>> Begin EXERCISE INPUTS

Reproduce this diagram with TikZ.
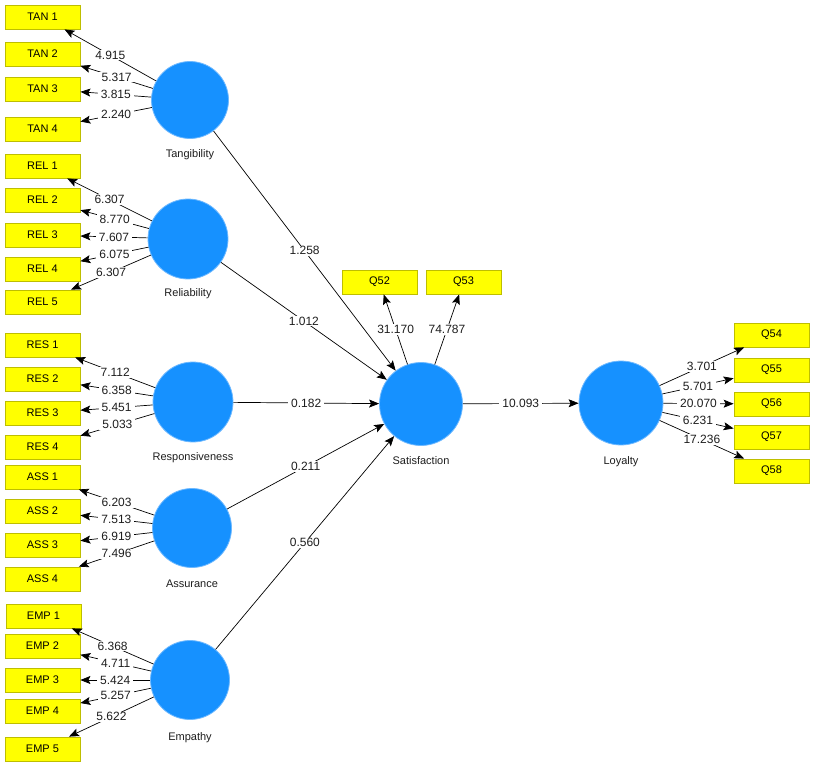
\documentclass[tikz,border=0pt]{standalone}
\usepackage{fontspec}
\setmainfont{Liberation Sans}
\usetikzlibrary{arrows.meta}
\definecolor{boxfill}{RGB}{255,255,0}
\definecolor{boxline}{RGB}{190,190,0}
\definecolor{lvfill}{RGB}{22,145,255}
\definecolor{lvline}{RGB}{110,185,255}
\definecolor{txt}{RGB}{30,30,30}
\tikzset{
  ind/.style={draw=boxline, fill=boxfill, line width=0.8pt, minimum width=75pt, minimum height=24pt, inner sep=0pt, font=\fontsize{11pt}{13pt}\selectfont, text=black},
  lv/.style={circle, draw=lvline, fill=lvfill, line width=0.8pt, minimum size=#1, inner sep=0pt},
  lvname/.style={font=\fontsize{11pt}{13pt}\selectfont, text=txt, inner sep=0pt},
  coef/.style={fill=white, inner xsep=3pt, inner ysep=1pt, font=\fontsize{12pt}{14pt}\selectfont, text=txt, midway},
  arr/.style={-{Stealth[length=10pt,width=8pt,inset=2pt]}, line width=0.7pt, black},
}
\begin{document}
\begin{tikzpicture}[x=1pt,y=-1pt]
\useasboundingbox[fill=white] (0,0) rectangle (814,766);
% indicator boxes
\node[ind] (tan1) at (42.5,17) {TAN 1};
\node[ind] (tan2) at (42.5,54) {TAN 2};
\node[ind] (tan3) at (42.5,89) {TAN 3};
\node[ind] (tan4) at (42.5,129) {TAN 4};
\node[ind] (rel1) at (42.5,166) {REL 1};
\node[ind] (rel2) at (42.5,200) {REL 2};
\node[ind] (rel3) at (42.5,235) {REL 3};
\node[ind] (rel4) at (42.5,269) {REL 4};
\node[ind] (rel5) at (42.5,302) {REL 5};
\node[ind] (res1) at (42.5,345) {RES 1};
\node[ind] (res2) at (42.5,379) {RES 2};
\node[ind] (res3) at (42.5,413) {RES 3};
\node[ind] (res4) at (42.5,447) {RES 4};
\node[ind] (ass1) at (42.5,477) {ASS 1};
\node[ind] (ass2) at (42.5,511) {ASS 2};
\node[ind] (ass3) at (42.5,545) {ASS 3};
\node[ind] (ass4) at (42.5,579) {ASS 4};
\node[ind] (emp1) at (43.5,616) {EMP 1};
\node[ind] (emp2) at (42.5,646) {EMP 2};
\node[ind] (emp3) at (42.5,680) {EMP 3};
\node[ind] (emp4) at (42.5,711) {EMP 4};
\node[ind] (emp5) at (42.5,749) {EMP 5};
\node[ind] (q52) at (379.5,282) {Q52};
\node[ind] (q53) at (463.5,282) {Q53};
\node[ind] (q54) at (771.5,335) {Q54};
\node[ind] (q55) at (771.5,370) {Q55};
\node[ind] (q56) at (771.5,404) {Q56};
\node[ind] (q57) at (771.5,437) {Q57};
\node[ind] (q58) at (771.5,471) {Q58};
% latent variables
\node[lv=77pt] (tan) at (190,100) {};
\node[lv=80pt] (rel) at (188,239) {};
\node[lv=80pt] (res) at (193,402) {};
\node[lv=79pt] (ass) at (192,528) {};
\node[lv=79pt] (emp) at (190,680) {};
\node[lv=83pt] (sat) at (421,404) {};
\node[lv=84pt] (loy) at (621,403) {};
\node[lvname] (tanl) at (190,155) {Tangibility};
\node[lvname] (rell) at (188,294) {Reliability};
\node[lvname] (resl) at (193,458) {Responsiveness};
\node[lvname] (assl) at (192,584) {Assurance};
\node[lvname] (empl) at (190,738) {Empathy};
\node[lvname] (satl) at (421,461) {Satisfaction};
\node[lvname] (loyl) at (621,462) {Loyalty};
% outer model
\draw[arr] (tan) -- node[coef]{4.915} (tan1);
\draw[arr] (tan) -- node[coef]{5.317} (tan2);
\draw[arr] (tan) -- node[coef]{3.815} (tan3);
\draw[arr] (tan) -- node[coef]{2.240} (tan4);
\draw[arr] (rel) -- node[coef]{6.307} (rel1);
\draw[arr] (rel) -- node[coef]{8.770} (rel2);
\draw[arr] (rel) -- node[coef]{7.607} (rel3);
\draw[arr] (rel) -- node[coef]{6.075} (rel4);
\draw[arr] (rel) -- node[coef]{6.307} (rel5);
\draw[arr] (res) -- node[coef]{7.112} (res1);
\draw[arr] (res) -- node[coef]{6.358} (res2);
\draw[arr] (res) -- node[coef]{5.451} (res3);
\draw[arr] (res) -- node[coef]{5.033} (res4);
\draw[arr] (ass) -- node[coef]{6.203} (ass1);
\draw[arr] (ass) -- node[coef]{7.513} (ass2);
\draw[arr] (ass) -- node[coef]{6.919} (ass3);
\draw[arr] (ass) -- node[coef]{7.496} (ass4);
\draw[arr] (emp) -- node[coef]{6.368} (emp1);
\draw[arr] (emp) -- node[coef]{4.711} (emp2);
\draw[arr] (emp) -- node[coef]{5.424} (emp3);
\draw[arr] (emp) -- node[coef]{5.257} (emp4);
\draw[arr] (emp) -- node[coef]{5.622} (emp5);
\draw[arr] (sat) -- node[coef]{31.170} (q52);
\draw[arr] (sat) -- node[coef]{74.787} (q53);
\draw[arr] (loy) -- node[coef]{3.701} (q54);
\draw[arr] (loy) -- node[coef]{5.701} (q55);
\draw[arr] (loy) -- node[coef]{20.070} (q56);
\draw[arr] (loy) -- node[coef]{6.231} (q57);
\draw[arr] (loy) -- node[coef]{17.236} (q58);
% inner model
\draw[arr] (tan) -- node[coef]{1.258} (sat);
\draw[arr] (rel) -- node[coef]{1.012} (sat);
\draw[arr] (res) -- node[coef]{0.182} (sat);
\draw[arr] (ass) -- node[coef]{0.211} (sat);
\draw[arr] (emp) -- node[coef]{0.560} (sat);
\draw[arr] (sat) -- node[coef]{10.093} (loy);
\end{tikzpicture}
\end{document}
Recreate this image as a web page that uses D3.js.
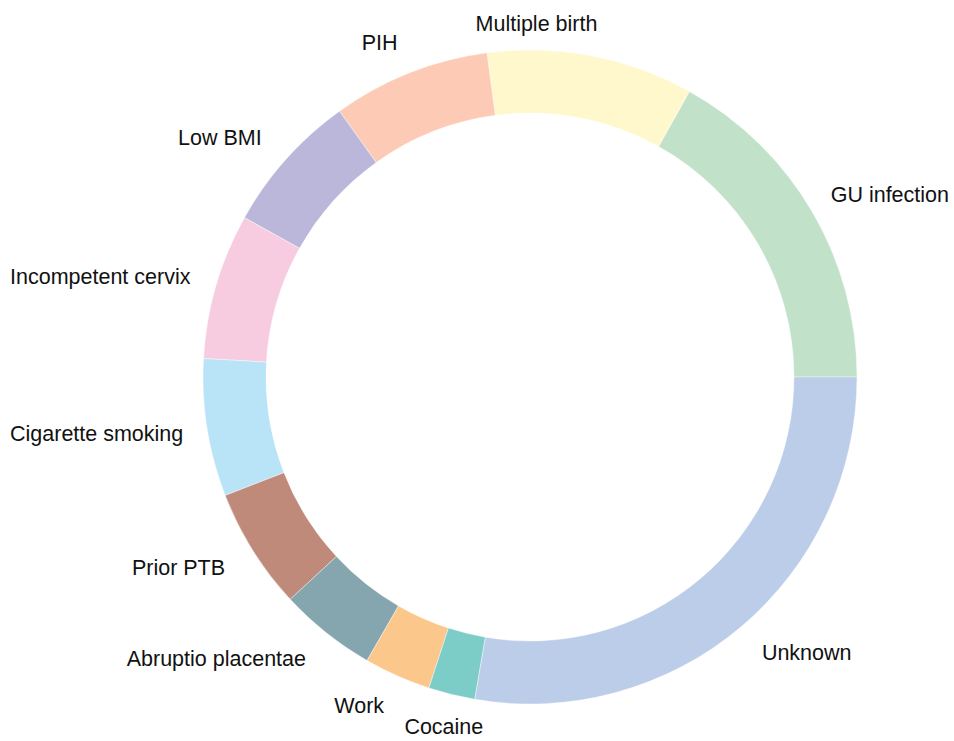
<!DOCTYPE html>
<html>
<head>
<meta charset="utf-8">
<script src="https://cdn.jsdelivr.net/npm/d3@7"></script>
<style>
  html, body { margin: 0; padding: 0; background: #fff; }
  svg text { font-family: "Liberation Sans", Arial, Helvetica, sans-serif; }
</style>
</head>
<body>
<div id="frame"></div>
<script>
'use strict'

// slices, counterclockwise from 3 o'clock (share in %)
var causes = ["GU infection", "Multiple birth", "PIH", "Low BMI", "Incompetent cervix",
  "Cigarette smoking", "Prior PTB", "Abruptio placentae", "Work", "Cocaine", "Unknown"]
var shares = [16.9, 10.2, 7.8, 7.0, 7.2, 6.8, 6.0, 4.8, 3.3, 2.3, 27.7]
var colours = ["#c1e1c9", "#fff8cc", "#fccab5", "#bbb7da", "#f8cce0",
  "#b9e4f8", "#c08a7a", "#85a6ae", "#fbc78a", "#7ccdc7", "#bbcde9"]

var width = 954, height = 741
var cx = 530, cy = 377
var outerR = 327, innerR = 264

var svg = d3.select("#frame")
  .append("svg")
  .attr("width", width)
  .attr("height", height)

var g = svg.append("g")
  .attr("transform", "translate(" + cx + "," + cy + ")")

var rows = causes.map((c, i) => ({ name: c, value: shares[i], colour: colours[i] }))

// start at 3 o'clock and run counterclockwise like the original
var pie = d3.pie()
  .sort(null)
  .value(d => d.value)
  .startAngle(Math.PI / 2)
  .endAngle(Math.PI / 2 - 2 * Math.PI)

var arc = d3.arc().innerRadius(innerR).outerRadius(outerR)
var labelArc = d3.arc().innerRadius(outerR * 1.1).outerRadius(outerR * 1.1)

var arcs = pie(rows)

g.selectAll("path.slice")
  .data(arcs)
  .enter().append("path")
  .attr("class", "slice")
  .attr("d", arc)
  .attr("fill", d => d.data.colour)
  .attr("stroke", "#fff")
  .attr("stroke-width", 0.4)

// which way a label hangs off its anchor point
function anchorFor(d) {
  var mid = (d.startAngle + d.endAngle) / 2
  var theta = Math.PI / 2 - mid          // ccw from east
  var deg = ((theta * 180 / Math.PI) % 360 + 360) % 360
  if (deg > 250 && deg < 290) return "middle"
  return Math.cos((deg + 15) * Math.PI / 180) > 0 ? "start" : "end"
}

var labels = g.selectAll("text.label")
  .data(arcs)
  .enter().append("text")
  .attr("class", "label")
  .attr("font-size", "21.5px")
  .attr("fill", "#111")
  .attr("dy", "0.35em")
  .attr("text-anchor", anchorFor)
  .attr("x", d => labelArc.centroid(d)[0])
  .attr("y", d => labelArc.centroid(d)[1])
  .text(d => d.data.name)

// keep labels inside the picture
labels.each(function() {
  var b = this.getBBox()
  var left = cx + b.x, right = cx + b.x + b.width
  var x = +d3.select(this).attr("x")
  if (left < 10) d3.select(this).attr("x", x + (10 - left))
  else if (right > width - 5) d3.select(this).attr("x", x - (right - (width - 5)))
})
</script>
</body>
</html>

>> End EXERCISE INPUTS

> WRITTEN EXERCISE: Lines from the records above that hold "this" are the ones to list.

> EXERCISE ANSWER:
Reproduce this diagram with TikZ.
Recreate this image as a web page that uses D3.js.
  var b = this.getBBox()
  var x = +d3.select(this).attr("x")
  if (left < 10) d3.select(this).attr("x", x + (10 - left))
  else if (right > width - 5) d3.select(this).attr("x", x - (right - (width - 5)))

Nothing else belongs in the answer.